- _Collected data entries_:
====

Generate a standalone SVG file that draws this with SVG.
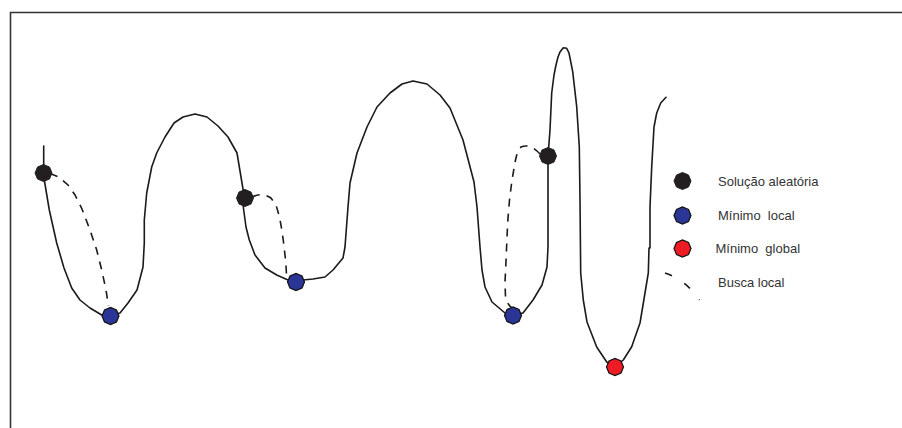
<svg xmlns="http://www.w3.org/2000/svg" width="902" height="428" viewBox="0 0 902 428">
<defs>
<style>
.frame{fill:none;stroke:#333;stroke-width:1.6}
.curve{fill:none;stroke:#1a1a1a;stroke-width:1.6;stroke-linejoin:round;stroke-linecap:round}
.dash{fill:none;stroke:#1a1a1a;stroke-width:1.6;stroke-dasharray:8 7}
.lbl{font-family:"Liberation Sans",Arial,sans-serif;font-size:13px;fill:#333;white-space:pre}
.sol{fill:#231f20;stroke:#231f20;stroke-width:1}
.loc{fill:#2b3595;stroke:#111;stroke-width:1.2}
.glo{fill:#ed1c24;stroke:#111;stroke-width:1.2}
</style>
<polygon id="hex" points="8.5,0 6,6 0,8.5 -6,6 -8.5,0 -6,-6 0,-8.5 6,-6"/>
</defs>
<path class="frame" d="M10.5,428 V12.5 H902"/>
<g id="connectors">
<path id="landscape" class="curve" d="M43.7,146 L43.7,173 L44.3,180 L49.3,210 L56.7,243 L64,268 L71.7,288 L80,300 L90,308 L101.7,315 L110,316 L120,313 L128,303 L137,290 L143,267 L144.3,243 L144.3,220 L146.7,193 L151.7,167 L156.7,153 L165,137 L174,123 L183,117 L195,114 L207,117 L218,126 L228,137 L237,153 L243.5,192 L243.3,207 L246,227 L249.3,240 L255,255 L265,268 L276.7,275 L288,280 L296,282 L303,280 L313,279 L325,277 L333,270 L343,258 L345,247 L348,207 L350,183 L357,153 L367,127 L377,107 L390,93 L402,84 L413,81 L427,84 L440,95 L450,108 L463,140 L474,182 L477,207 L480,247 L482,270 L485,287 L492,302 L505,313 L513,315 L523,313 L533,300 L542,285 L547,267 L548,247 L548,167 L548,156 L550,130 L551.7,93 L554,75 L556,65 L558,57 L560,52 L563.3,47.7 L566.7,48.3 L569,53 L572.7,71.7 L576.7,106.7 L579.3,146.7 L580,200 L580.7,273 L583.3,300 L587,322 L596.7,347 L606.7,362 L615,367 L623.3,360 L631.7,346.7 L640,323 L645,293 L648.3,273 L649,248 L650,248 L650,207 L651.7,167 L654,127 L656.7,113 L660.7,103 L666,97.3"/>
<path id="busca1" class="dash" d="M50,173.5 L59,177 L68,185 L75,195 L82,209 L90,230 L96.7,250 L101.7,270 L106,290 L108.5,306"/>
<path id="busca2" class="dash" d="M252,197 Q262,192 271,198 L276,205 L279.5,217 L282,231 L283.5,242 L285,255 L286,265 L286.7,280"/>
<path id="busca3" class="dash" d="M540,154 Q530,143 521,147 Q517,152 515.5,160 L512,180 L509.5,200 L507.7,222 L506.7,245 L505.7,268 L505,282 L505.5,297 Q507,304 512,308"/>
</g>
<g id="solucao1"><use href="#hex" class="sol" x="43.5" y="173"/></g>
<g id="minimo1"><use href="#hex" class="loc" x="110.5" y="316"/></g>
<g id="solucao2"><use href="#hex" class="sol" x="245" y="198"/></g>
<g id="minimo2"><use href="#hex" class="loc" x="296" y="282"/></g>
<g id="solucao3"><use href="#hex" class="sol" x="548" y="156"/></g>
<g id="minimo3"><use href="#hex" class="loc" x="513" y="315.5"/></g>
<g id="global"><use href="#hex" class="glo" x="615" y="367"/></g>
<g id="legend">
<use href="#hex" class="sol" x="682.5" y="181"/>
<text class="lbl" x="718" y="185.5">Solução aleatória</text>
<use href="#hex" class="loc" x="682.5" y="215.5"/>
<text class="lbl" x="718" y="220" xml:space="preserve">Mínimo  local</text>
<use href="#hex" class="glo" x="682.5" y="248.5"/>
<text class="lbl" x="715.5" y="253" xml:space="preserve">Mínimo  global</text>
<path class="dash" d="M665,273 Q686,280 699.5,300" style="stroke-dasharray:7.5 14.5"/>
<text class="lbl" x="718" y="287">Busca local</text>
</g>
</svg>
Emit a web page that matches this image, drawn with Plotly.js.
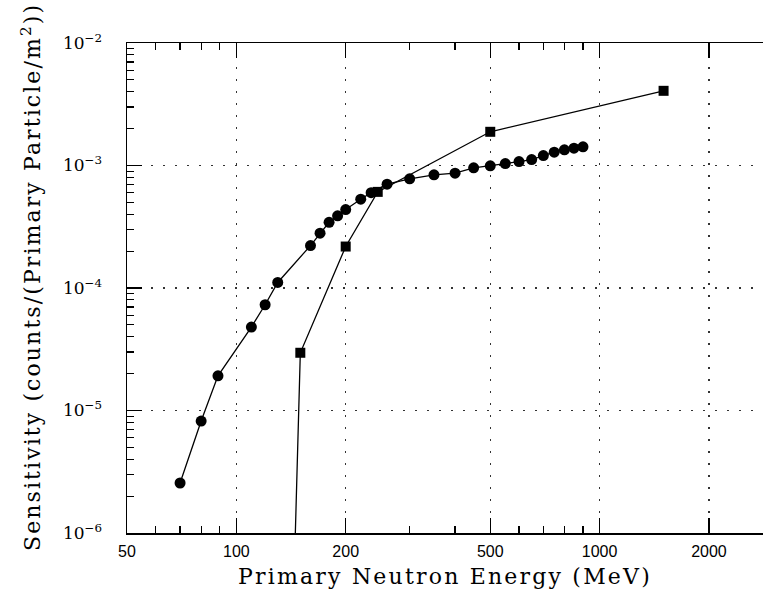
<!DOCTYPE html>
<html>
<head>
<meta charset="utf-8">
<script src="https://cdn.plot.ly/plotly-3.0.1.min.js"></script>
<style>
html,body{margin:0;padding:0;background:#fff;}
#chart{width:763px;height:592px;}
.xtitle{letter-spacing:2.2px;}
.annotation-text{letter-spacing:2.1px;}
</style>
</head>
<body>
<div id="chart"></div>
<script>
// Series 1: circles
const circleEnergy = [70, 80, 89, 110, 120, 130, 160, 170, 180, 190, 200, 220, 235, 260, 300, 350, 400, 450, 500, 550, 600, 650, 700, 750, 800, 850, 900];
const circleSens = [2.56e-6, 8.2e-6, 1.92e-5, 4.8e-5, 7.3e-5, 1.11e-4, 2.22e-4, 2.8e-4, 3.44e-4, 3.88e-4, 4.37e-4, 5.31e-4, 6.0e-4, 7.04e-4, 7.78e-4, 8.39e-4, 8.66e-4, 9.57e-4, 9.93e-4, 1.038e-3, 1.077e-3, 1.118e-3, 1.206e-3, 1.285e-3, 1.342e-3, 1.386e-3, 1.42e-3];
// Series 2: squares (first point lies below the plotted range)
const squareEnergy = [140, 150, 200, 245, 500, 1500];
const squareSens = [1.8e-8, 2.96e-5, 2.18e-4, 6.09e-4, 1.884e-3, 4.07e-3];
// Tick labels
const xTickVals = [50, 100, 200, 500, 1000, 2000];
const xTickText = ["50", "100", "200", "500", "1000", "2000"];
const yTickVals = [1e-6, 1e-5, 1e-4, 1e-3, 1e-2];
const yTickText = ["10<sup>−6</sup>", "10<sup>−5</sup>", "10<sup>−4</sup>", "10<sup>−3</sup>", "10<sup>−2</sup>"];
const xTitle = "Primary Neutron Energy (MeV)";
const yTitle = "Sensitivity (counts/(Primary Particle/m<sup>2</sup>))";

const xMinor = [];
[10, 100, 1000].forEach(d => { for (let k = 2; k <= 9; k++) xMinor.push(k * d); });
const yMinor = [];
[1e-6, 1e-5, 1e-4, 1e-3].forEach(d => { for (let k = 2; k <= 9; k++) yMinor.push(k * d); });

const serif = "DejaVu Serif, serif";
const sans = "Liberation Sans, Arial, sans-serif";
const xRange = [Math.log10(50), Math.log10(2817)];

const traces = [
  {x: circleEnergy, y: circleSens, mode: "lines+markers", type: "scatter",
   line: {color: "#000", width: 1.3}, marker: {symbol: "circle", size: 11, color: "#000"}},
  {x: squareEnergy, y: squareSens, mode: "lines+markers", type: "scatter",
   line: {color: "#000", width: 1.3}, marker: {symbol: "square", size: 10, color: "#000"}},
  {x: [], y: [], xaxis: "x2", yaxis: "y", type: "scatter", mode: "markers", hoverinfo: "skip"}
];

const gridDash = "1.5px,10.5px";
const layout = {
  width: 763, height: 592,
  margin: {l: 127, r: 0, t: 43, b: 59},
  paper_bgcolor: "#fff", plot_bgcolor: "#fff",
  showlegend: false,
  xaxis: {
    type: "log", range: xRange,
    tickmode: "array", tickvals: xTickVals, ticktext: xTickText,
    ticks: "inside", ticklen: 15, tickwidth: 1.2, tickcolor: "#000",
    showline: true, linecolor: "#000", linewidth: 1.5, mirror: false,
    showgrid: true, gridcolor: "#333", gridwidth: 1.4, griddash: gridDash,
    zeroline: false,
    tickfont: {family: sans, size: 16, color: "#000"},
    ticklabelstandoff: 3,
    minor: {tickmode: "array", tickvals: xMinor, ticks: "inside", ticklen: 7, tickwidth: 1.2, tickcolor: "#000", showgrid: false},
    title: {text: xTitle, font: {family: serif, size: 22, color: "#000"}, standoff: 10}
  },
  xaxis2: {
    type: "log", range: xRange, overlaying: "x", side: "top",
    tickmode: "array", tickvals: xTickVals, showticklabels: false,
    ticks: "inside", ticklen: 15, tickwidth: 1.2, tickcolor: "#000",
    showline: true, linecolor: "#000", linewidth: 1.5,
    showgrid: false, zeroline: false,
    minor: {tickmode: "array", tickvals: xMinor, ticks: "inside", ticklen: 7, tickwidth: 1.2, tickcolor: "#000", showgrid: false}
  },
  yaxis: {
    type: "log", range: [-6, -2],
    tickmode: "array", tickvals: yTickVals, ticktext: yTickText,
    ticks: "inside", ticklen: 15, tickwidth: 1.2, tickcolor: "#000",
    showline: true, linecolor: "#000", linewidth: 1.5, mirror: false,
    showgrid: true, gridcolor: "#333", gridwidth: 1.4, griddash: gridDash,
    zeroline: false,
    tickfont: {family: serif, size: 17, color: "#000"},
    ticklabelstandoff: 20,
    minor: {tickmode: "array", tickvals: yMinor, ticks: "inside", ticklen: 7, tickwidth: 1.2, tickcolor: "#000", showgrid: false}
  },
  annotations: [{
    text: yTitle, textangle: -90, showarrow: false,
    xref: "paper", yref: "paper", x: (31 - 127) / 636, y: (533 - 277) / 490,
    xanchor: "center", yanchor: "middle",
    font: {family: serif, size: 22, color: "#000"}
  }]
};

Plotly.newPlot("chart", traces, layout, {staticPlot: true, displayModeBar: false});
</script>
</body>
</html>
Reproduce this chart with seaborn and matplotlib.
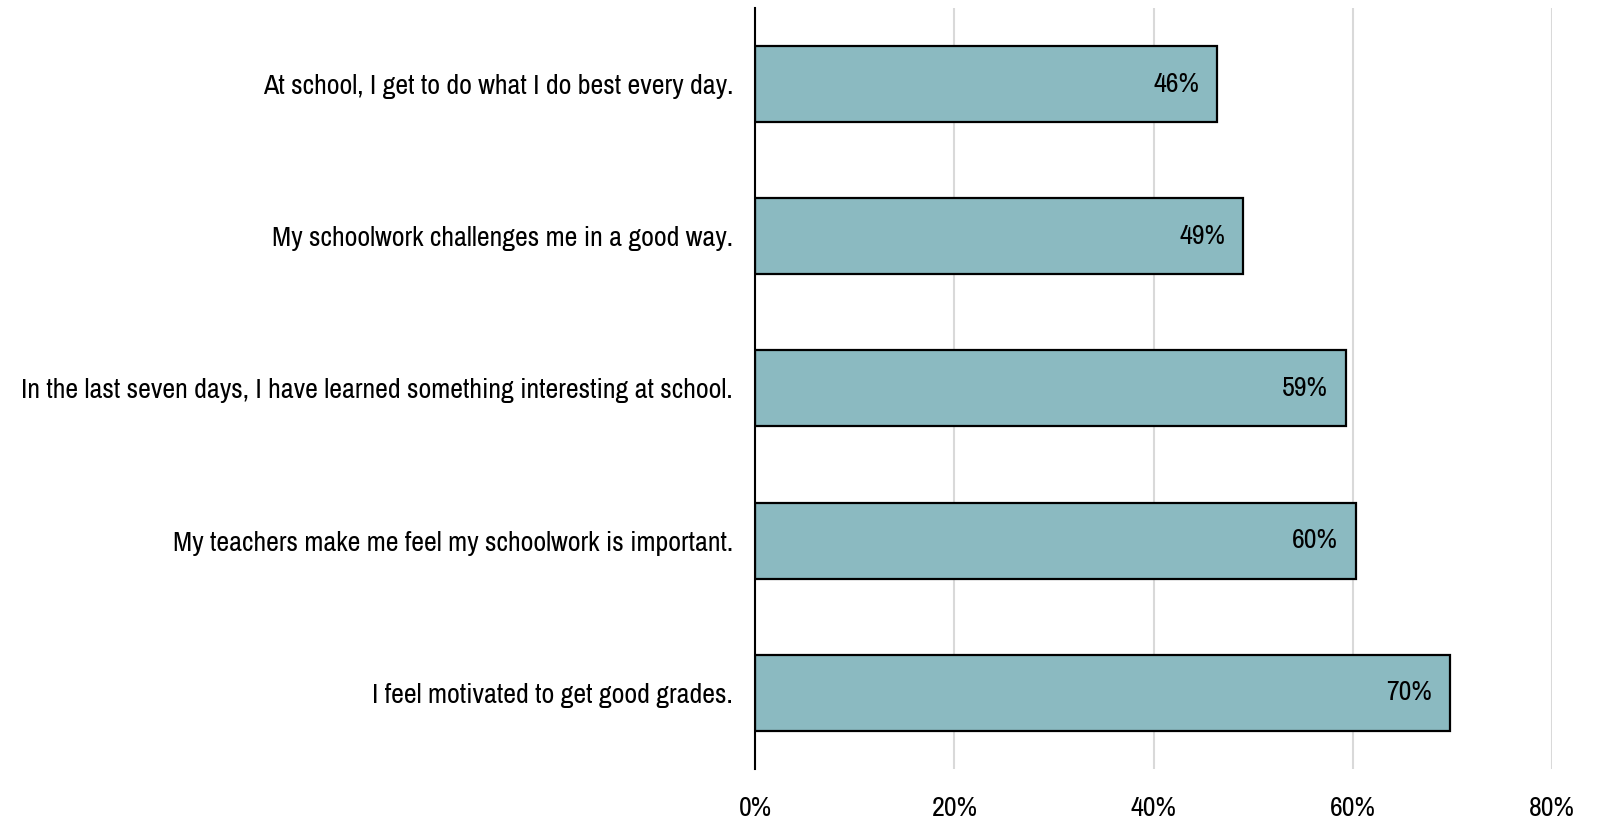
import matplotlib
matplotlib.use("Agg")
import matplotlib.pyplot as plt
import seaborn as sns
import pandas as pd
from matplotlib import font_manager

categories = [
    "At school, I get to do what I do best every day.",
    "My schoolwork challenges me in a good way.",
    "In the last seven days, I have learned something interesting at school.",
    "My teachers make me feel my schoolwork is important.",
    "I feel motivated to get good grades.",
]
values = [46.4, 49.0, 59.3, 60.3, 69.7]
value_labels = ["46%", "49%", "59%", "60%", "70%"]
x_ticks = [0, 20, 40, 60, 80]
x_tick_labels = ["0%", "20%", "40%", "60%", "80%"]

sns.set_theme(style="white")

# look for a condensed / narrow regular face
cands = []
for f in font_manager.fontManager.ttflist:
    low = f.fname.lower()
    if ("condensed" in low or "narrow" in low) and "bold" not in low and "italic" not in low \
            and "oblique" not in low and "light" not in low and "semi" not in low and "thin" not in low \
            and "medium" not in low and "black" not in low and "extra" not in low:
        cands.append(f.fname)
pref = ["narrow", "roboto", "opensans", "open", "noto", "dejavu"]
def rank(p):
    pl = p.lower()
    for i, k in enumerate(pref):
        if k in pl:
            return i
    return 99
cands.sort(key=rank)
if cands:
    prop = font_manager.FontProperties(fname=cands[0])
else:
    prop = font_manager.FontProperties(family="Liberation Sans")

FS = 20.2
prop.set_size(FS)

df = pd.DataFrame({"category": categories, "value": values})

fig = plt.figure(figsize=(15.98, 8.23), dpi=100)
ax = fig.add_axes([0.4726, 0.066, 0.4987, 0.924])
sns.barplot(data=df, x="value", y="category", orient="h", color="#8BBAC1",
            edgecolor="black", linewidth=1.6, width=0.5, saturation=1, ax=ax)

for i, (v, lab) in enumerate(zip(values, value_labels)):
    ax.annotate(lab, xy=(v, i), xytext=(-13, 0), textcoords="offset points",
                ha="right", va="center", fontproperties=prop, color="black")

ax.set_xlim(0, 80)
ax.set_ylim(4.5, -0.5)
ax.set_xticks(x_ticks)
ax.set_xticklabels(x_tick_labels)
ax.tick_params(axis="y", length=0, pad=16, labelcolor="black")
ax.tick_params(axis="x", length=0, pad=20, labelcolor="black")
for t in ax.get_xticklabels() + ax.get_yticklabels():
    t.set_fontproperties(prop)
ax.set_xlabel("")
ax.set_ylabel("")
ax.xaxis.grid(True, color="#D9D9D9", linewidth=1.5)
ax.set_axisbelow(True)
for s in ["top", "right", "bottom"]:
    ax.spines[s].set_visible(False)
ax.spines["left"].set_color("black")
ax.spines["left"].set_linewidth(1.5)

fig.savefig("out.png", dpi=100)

====

- _EXERCISE DETAILS_: Both the line with "Reproduce this chart" and the line with "from matplotlib import font_manager" are included: reproduce them and every line between, exactly, with pictures omitted.

- _ANSWER TO THIS PROBLEM_:
Reproduce this chart with seaborn and matplotlib.
import matplotlib
matplotlib.use("Agg")
import matplotlib.pyplot as plt
import seaborn as sns
import pandas as pd
from matplotlib import font_manager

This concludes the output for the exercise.